Dans cette veine du policier fantastique, on peut également citer l’auteur japonais Kōji Suzuki dont l’œuvre la plus célèbre Ring (qui n'est plus édité) est conçue comme un roman policier, même si ses deux adaptations cinématographiques sont plutôt proches de l’horreur.

Si les Anglo-saxons font de l’horreur un genre à part-entière, c’est en partie lié au fait que le surnaturel y est admis plus rapidement par les personnages.
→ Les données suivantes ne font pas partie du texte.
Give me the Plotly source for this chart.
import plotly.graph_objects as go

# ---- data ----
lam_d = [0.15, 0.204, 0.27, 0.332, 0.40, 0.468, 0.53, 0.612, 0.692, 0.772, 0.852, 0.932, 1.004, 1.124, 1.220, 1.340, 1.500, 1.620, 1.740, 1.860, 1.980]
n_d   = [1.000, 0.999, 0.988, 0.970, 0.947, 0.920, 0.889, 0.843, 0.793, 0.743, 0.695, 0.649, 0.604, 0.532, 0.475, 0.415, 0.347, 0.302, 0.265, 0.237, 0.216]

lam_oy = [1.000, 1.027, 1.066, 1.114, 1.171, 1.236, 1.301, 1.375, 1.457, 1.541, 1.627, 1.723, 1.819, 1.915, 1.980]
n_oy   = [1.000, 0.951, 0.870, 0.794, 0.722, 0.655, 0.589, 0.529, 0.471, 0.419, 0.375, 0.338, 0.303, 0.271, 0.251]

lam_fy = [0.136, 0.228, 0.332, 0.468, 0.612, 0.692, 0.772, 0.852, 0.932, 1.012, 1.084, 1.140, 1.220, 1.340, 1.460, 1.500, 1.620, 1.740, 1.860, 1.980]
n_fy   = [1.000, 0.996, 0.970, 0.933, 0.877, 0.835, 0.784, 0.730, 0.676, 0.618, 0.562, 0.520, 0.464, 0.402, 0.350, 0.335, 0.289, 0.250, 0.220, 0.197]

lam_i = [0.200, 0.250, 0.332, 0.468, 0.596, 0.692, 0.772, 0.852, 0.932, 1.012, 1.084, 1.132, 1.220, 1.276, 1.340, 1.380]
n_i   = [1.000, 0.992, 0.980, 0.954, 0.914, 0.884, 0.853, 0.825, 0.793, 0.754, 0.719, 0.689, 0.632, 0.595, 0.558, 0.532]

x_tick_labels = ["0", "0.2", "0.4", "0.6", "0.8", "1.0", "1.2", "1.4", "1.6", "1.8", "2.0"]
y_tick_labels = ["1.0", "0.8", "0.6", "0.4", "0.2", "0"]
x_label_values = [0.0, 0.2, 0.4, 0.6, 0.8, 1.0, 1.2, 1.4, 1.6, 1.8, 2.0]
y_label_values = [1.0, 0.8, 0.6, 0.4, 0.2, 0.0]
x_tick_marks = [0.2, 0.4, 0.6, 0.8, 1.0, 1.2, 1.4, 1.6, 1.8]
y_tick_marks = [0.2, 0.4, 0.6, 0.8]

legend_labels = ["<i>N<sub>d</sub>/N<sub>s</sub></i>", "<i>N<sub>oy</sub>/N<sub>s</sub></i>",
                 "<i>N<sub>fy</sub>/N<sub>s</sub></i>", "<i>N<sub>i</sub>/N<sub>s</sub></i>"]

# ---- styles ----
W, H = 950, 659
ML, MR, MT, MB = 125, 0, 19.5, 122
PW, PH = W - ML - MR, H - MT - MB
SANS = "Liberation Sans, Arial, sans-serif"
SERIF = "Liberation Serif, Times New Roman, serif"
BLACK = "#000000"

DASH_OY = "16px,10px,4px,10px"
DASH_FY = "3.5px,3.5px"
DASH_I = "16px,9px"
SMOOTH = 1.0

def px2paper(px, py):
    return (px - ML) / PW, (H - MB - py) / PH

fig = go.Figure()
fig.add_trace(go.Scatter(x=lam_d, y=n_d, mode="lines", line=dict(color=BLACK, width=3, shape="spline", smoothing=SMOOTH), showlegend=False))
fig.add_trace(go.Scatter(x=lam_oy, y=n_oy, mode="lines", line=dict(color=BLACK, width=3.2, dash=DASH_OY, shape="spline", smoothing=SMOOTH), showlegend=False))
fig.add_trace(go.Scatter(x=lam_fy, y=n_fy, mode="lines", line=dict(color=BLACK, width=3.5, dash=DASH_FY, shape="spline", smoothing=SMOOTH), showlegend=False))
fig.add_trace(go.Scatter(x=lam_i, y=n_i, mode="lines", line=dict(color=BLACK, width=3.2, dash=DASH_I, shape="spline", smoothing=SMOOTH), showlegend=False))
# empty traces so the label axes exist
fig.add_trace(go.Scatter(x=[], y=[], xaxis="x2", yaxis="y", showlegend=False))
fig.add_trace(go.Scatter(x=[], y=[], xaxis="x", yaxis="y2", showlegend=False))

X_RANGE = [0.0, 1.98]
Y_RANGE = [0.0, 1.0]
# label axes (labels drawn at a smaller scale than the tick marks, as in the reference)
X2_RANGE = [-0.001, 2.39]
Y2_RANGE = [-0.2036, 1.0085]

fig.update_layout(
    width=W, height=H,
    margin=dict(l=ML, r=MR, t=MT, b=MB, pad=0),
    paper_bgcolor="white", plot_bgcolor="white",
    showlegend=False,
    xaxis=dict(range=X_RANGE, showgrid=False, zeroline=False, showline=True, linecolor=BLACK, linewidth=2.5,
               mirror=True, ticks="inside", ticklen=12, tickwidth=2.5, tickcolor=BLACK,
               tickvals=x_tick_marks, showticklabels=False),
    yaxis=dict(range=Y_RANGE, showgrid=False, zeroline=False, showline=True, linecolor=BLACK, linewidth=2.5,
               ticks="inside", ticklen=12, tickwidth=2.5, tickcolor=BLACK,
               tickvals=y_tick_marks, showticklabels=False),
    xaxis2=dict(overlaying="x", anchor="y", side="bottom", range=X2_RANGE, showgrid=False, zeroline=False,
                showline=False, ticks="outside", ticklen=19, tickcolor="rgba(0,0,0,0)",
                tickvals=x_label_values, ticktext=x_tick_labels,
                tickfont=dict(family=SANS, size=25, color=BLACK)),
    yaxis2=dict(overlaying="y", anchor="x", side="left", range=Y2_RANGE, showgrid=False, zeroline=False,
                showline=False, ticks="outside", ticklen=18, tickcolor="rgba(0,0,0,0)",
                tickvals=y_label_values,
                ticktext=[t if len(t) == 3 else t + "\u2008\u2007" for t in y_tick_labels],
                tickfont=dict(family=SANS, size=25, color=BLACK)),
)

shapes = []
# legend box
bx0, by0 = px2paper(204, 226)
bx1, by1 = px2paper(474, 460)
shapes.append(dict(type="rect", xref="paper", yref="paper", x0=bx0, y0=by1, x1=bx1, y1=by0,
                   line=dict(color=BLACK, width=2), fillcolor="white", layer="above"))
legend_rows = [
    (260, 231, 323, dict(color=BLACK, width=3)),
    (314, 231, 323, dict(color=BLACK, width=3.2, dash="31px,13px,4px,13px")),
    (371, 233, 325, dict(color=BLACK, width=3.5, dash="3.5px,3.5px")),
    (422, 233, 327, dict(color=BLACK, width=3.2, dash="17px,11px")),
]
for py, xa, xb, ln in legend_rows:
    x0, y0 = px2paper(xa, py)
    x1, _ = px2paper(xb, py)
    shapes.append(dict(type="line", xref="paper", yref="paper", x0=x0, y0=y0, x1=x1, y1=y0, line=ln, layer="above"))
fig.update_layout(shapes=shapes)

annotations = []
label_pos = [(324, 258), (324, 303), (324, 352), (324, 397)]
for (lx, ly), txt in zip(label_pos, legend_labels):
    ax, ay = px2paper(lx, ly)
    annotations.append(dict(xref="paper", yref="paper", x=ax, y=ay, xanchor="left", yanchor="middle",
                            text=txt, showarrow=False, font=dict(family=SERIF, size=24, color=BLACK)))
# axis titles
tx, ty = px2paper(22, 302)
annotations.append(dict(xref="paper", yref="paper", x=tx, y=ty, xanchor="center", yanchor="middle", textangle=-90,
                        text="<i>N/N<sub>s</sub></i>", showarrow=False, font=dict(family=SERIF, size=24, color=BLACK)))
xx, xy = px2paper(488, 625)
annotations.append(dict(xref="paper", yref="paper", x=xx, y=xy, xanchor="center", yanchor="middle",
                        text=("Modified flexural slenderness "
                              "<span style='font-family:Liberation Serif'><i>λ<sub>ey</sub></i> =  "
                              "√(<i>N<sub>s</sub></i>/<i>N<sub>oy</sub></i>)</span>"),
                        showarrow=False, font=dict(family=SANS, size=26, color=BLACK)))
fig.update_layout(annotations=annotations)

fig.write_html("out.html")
Ainsi l’angoisse naît du fait que les personnages se savent menacés par un danger réel, aussi improbable leur semble-t-il, plutôt que par une menace sortie de leur imagination. Le thriller fantastique, qui peut être considéré comme un sous-genre de l’horreur, présente donc les mêmes caractéristiques, mais la dimension enquête y est plus marquée. On le constatera avec les quelques exemples suivants :

 - A tout seigneur tout honneur, commençons par Stephen King qui, associé à Peter Straub, nous offre avec  Territoires (édité par Laffont, en 2002) l’un de ses romans qui se rapproche le plus du roman policier tout en enrichissant l’univers de La tour sombre.

 - Peter Straub remportera consécutivement le Prix Bram Stoker en 2003 et 2004 pour ses romans Les enfants perdus et Le cabinet noir (qui ne sont plus édités) dans lesquels on suit les investigations de Timothy Underhill, écrivain confronté à des événements surnaturels.
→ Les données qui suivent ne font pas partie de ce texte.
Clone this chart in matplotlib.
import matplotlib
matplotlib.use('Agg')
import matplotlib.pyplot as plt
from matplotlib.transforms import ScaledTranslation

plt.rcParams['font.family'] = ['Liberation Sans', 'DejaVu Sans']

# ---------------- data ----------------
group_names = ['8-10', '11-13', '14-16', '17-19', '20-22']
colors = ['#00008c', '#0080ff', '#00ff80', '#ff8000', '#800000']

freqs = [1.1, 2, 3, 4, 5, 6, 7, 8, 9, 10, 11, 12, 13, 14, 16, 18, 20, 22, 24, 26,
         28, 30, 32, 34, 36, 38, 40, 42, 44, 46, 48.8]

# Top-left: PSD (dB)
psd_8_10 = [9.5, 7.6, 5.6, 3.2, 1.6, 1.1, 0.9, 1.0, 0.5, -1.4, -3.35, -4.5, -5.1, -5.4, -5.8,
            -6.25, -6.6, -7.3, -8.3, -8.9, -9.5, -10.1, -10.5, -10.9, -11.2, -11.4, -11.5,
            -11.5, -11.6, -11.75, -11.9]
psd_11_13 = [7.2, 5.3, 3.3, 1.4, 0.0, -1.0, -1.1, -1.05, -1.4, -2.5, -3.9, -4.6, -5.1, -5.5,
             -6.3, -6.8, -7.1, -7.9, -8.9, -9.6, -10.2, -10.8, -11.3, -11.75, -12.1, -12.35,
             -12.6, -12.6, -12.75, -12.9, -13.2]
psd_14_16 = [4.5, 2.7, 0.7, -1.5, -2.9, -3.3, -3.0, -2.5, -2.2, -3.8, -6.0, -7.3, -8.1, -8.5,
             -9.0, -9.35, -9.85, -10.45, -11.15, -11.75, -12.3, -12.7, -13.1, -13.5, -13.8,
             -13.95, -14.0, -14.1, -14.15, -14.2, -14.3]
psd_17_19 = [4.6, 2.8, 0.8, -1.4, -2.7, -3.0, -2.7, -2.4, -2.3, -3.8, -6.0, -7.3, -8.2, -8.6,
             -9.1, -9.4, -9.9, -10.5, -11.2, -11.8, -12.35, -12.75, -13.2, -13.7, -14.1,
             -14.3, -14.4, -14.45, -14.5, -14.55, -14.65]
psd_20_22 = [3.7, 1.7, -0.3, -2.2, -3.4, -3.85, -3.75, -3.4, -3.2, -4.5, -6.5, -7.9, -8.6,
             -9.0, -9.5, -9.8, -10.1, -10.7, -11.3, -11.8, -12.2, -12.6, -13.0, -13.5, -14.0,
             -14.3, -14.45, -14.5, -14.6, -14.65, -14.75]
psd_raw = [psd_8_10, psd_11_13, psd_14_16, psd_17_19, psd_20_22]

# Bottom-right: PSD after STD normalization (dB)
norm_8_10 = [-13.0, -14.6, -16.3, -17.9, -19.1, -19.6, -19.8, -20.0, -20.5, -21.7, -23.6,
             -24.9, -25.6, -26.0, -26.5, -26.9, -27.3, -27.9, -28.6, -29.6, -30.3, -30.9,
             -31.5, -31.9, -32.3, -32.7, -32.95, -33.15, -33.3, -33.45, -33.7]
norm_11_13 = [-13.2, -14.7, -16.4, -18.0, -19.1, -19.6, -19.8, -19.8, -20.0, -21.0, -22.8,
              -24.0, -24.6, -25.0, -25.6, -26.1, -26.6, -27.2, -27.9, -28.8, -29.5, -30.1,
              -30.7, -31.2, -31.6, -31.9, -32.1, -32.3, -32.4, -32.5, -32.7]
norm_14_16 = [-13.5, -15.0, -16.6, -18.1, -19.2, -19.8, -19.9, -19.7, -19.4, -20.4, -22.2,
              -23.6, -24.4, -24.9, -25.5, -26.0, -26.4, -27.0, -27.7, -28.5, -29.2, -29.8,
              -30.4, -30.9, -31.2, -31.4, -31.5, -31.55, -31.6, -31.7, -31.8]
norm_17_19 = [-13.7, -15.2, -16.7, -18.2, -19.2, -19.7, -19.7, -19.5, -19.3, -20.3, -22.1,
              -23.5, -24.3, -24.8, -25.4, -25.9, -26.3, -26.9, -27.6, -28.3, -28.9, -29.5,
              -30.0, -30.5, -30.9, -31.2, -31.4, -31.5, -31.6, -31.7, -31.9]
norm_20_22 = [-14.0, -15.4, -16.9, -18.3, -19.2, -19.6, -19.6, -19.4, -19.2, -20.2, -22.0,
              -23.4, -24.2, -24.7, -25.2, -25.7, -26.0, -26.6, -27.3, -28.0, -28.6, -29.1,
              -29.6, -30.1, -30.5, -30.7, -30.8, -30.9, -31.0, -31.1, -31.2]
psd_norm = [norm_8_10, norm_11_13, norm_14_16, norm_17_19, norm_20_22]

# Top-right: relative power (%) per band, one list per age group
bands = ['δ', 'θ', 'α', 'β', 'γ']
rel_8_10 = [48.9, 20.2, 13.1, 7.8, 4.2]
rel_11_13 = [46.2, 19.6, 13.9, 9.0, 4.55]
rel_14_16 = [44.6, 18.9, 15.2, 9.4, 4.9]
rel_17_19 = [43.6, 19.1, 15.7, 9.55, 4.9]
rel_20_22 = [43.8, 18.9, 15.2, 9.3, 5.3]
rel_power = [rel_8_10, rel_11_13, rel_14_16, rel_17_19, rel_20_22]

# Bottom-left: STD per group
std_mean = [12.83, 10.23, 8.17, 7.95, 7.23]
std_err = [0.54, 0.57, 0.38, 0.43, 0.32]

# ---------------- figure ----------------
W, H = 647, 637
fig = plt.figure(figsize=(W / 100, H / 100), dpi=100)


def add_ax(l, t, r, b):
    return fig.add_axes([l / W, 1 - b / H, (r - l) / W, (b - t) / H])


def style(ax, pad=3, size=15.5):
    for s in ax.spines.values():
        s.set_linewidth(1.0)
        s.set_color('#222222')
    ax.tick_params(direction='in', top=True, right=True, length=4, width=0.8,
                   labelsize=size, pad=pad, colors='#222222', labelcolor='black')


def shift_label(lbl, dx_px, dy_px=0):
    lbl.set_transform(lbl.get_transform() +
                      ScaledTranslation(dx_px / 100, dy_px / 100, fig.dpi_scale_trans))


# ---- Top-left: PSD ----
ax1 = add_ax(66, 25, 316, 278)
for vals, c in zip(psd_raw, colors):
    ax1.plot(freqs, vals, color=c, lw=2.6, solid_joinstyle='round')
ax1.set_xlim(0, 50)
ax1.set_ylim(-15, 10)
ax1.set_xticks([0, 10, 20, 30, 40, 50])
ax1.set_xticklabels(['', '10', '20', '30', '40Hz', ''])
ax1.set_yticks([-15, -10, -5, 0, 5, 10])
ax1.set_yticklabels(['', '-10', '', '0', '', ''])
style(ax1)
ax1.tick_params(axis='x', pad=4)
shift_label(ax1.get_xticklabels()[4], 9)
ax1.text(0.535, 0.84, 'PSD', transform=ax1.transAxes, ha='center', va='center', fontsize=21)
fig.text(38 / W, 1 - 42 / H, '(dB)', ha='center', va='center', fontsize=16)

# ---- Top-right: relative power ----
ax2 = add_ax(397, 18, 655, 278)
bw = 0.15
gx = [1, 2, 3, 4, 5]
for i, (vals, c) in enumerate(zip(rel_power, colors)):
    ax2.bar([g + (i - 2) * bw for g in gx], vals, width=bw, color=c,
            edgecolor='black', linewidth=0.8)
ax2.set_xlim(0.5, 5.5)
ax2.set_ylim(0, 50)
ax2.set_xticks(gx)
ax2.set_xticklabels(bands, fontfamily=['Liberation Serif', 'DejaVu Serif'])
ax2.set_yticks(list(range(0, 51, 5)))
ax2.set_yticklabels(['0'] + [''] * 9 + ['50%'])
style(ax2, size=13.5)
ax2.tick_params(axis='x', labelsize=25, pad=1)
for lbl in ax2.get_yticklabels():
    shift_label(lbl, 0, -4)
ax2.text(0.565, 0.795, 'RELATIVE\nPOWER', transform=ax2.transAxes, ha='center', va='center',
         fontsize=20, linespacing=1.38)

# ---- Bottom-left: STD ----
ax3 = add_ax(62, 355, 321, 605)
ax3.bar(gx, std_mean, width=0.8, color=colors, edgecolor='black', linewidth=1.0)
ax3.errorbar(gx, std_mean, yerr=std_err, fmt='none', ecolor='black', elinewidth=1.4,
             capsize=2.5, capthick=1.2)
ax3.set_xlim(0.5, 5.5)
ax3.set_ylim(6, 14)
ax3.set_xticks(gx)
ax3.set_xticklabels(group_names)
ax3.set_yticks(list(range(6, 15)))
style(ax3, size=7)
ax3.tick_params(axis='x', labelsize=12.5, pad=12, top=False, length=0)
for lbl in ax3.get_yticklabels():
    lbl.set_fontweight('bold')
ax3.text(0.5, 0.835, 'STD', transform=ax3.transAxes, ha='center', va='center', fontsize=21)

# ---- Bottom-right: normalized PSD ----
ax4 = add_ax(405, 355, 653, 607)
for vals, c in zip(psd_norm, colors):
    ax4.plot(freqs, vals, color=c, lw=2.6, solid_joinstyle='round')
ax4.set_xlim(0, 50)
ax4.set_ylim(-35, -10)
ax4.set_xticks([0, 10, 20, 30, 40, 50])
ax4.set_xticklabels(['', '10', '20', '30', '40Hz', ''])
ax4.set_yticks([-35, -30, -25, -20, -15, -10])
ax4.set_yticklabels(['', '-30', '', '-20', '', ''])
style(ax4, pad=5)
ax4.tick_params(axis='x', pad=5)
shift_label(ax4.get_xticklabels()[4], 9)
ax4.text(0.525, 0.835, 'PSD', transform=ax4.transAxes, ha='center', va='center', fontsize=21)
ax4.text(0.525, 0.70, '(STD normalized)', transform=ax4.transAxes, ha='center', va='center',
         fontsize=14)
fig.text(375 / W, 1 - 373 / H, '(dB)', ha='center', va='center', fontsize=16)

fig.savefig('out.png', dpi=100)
 - Dans Le visage de l'ange (édité par LGF en 2008) de Dean Koontz, un ancien policier est chargé de protéger une star de cinéma de la menace d’un revenant.
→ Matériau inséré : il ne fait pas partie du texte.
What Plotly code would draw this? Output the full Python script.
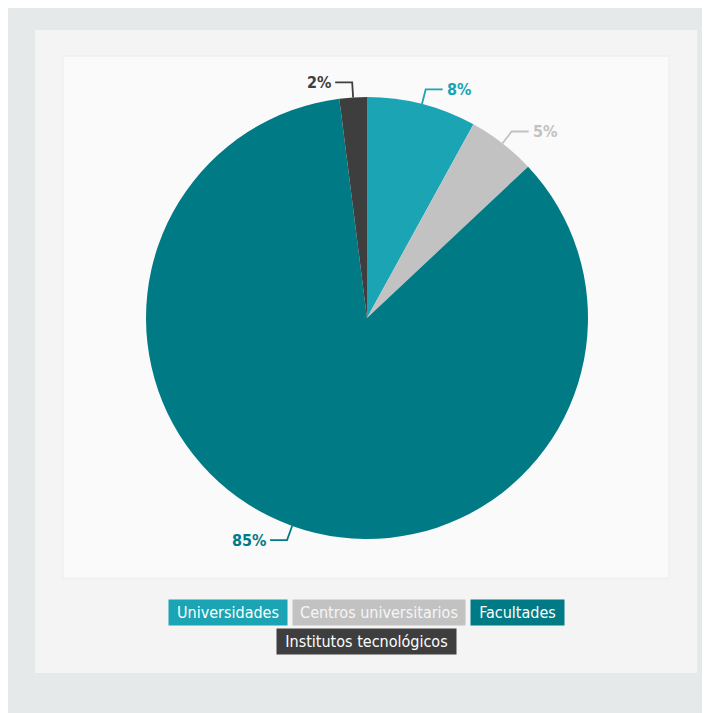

 - Si ces trois auteurs représentent une forme d’âge d’or du genre, l’avenir est peut-être incarné par Joe Hill qui, avec Cornes (édité par Lattés en 2011), renouvelle le mythe du pacte avec le diable.

Un auteur fait plus particulièrement le lien entre le thriller fantastique et la fantasy urbaine (sujet de l'article du 14 septembre prochain), il s’agit de Graham Masterton, dont Bragelonne réédite les œuvres. Si Manitou, son titre le plus connu, appartient clairement au genre horreur, deux de ses romans, Le diable en gris et La cinquième sorcière, mettent en scène des personnages de détectives. Mais, si le premier est confronté à une série de crimes en apparence impossibles, le second vit dans une réalité dans laquelle la magie est la norme, ce qui est l’une des caractéristiques de la fantasy urbaine.